Ceux qui connaissent déjà les trois premiers albums de Jessica93 se retrouveront en terrain conquis d’avance à l’écoute de ce mélange de destruction et de mélodies paradoxalement pop qui s’abat sur nous dès les premières notes de « Guilty Species ». Les compositions abrasives de « RIP In Peace » nous rappellent combien un concert donné l’année dernière au Café de la Danse – où Geoffroy Laporte est passé du one-man-band qui sample guitare, basse et boite à rythmes à un trio sur scène, et que l’on se rassure la boite à rythmes est toujours là – nous confirmait déjà l’intention de pousser cette musique jusque dans ses derniers retranchements. Sorti de Bondy on ne sait trop comment, Jessica93 relie Sussex et Aberdeen, Gothique et Grunge pour un déferlement de bruit une fois de plus indispensable.

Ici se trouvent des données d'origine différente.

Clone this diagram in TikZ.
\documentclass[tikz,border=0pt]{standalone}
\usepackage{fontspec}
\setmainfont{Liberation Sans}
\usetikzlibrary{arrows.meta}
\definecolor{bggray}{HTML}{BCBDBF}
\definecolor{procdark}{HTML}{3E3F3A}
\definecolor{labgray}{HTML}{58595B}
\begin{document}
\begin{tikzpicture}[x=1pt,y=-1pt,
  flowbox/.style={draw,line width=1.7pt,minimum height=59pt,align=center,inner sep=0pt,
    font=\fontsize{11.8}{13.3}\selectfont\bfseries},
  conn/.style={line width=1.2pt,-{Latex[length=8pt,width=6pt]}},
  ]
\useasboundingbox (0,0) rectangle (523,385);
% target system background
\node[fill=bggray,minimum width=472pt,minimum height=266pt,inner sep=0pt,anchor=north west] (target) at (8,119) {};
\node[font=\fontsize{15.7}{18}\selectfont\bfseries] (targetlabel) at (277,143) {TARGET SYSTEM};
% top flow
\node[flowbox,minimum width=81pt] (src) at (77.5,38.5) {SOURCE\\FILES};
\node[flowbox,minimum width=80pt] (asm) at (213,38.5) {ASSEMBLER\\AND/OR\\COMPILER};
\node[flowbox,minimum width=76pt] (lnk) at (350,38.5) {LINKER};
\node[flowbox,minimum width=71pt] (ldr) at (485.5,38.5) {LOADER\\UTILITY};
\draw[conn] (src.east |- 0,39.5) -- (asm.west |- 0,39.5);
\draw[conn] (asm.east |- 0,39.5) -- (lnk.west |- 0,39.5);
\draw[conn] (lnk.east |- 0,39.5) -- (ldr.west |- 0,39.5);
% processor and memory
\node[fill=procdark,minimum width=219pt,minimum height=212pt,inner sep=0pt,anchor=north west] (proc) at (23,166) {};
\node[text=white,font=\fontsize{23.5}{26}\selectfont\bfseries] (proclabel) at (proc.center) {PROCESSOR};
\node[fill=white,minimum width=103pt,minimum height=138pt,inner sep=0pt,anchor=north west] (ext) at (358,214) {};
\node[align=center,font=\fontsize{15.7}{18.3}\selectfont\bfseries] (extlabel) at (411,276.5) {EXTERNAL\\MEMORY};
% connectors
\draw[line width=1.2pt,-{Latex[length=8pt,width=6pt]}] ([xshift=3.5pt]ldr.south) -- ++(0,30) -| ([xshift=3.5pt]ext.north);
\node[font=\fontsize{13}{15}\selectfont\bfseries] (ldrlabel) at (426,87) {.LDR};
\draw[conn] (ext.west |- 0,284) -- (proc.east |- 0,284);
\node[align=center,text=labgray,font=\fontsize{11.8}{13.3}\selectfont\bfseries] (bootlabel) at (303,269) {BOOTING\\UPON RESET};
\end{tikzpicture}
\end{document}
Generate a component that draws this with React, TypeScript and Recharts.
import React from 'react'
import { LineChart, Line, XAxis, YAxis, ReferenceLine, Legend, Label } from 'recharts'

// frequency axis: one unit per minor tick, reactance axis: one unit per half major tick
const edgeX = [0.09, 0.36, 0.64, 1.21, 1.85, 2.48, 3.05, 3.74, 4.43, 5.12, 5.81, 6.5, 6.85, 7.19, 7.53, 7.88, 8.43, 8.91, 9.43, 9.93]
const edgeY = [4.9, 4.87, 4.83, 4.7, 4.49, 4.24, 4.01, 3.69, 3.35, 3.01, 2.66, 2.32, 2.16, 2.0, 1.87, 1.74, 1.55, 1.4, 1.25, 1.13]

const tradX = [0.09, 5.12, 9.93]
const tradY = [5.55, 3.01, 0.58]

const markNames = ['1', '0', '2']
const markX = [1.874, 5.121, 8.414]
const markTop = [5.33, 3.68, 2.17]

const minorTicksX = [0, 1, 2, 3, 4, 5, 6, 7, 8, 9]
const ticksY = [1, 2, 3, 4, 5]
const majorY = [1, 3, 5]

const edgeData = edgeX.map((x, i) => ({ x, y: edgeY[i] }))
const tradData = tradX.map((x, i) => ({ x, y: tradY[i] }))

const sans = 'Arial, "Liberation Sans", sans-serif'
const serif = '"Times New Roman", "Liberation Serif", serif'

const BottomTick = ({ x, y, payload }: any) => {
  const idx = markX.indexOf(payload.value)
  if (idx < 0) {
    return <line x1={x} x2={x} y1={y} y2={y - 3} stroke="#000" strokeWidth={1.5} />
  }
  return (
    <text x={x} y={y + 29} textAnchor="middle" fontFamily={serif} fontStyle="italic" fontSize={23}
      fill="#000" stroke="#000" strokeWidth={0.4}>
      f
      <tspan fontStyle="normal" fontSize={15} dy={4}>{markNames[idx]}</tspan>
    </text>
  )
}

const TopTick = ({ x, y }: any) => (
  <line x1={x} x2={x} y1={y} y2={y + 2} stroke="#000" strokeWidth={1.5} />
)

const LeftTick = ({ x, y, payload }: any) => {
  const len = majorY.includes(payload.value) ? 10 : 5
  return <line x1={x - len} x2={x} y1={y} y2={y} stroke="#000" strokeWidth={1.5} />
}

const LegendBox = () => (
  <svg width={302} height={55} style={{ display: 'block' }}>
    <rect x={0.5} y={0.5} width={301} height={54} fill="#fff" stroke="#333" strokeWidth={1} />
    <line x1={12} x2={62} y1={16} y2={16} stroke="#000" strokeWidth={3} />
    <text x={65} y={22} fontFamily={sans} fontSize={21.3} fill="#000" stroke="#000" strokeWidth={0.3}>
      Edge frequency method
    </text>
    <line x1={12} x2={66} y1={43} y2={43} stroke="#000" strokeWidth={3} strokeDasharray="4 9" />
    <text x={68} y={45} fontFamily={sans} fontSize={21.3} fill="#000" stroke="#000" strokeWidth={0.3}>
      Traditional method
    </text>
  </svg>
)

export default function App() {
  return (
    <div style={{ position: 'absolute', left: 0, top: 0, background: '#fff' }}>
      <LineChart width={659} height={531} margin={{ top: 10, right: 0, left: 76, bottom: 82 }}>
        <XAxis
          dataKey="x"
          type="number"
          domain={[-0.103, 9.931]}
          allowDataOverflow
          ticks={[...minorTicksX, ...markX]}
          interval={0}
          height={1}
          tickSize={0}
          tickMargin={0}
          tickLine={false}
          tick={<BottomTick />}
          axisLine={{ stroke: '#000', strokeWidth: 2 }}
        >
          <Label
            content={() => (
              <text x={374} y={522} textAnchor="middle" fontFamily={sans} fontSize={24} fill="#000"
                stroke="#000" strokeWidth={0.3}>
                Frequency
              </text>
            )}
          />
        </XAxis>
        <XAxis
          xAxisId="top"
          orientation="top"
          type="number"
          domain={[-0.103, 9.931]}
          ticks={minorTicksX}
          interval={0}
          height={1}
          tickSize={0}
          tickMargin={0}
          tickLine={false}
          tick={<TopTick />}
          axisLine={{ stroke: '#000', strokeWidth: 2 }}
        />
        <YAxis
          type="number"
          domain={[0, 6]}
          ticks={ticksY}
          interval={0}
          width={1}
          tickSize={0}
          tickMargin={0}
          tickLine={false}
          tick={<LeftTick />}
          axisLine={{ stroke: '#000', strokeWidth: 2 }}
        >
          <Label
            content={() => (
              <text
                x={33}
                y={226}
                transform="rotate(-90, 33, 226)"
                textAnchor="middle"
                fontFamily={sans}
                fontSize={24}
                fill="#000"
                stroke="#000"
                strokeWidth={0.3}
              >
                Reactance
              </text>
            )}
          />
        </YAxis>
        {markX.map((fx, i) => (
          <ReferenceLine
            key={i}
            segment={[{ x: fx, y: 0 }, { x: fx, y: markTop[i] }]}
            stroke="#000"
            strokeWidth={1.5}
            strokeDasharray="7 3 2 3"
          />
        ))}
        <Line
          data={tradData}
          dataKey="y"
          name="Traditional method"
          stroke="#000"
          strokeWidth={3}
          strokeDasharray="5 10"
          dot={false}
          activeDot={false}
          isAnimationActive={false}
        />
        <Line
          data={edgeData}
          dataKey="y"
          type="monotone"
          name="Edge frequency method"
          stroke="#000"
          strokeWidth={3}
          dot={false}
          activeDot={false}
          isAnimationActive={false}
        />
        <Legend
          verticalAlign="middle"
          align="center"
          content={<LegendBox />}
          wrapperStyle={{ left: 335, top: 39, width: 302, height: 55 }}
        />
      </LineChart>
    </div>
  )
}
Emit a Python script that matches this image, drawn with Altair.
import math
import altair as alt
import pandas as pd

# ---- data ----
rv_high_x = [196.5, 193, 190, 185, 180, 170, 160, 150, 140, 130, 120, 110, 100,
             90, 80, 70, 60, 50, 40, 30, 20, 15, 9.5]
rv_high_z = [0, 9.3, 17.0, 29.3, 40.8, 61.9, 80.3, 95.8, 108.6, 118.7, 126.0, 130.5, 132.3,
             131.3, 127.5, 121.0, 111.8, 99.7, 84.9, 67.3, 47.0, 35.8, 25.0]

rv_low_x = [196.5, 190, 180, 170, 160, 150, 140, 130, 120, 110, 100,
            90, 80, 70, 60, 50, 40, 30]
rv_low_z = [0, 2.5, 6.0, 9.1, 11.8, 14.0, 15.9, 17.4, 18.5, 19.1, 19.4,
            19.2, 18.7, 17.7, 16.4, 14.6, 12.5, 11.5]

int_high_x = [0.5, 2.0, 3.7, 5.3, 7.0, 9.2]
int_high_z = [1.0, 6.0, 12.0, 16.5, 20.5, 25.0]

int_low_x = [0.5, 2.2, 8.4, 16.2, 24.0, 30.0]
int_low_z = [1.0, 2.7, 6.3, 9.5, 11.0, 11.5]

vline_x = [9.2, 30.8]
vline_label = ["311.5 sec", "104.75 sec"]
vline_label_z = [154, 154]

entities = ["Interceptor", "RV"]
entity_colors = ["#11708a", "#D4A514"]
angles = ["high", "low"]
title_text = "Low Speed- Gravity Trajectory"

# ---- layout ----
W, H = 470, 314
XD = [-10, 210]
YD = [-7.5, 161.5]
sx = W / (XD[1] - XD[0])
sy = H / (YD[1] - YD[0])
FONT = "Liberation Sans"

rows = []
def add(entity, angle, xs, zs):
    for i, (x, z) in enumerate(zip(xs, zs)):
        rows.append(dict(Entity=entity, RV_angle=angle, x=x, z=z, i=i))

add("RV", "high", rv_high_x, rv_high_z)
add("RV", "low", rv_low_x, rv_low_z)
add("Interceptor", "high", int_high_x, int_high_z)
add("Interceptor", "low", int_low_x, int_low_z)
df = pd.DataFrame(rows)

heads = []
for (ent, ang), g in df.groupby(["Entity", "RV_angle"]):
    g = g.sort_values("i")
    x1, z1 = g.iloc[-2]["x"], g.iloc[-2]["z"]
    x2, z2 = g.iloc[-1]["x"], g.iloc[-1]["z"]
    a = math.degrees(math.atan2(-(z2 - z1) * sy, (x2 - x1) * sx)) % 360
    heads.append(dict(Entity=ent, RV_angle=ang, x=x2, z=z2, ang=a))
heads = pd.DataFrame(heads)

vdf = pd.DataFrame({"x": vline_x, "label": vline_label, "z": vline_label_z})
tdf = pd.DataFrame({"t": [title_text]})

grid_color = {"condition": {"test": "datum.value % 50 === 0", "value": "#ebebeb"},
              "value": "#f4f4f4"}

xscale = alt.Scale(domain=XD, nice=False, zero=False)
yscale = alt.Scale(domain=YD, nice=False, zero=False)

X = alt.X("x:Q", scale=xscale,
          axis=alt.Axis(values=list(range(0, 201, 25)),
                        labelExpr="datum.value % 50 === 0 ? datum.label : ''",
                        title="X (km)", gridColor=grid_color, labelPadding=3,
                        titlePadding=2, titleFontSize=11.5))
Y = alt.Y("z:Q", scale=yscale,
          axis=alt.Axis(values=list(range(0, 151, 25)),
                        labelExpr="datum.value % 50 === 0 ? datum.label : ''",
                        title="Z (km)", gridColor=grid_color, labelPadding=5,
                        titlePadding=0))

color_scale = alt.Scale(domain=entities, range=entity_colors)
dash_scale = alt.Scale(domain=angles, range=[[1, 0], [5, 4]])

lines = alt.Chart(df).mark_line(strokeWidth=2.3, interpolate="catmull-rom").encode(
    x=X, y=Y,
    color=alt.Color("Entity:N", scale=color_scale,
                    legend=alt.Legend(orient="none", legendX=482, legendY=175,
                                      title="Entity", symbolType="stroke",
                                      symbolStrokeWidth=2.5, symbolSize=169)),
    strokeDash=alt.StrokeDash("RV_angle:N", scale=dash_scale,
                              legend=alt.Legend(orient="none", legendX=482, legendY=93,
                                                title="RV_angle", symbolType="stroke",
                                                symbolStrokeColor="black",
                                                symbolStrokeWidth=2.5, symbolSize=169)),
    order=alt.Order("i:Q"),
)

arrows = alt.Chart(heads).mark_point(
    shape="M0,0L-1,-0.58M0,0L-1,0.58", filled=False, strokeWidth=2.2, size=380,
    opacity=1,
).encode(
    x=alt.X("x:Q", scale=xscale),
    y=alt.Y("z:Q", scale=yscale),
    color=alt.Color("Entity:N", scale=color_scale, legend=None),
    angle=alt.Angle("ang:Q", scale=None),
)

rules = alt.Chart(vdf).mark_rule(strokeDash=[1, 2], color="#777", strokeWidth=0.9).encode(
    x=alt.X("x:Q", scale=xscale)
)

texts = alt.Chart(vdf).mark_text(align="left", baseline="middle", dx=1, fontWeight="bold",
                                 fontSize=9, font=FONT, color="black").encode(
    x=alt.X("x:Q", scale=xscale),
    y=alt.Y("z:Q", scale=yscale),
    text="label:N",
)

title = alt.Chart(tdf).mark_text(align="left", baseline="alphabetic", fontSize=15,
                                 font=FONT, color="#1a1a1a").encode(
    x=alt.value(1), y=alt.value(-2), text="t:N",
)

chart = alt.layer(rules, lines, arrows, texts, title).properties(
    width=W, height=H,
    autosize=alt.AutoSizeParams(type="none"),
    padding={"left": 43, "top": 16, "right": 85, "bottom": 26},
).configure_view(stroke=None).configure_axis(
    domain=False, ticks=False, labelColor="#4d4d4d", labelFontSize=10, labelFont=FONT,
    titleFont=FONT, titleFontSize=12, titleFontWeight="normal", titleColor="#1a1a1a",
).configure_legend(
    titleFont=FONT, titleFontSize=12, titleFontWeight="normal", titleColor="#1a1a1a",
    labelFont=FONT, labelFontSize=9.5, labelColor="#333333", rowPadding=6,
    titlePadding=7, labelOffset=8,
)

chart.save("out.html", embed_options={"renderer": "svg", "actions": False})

« Guilty Species » dépasse bien évidemment ses références, il s’en nourrit, ne s’en cache pas et y garde cette absence de concession. C’est sa limite et sa grande force : la plupart des titres démarrent sur une ligne de basse d’une rare puissance, épaulée par des guitares distordues déterminées à pilonner sans vergogne nos tympans, les textes de Geoffroy Laporte incarnent toujours autant cette absence d’avenir que l’on ressent de jour en jour et la programmation de la boite à rythme vous serre la gorge avec autant de force que sur les premières compositions de Steve Albini. On finit d’écouter ce disque sur les rotules, mais avec la certitude d’avoir trouvé là comme un rare témoignage guerrier de cette époque violente.
On ressent presque une note d’espoir sur l’abrasif « Uncertain To Me », qui vient conclure ces huit titres. Après avoir ressenti un tel chaos, on remonte la pente pour repartir avec l’intime conviction que « Guilty Species » est l’un des plus beaux disques à écouter sous sa capuche quand la pluie s’abat sur nous au milieu de la ville.